Cette observation m'amène à mon dernier point : quelles conséquences en matière de régulation du système financier et de contribution des banques centrales ? J'en retiens trois principales. La première conséquence concerne le périmètre de la réglementation. Du fait de la conjonction d'interconnexions croissantes - financières et opérationnelles - entre acteurs, dont une partie seulement est régulée, et de la digitalisation en cours du système financier, l'exposition du système financier au risque cyber s'accentue. En outre, son exposition à de nouveaux risques apparait, comme le risque de stabilité financière et de souveraineté monétaire associé à la diffusion de nouveaux crypto-actifs comme les « global stable coins ». Dans ce contexte il serait utile de déployer un cadre réglementaire et de surveillance applicable aux principaux prestataires de service informatiques, notamment les fournisseurs de service de Cloud, ainsi qu'aux émetteurs et distributeurs de stablecoins, indexés sur une ou plusieurs devises.

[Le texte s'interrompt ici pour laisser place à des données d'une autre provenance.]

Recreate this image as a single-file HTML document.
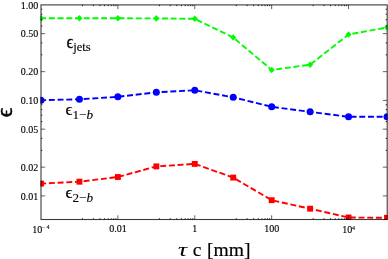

La Commission européenne a pris au niveau européen des initiatives avec les propositions de règlements DORA et MiCA qui apparaissent de ce fait bienvenus.

La seconde conséquence concerne le contenu de la règlementation applicable aux intermédiaires non bancaires. Une intermédiation financière non bancaire solide offre une alternative aux services offerts par les banques, à condition que sa résilience soit renforcée et que les fonds ne soient pas un facteur d'amplification procyclique des chocs. C'est dans cette perspective qu'un renforcement de la réglementation et une approche macroprudentielle étendue aux intermédiaires financiers non bancaires pour mieux encadrer leurs risques de liquidité seraient utiles pour éviter des comportements procycliques qui pénaliseraient le financement de l'économie.

La troisième conséquence concerne les conditions dans lesquelles les banques centrales donnent accès à la monnaie qu'elles émettent, pour préserver le rôle d'ancrage que celle-ci joue pour assurer la stabilité du système financier. La numérisation des marchés financiers et des paiements doit les conduire à réfléchir aux conditions de mise à disposition de leur actif de règlement. C'est le sens des expérimentations que la Banque de France a engagées pour mettre à disposition des intermédiaires financiers une monnaie numérique de banque centrale (MNBC), et des travaux que conduit la Banque centrale européenne (BCE), auxquels la Banque de France participe, sur une MNBC à destination du grand public.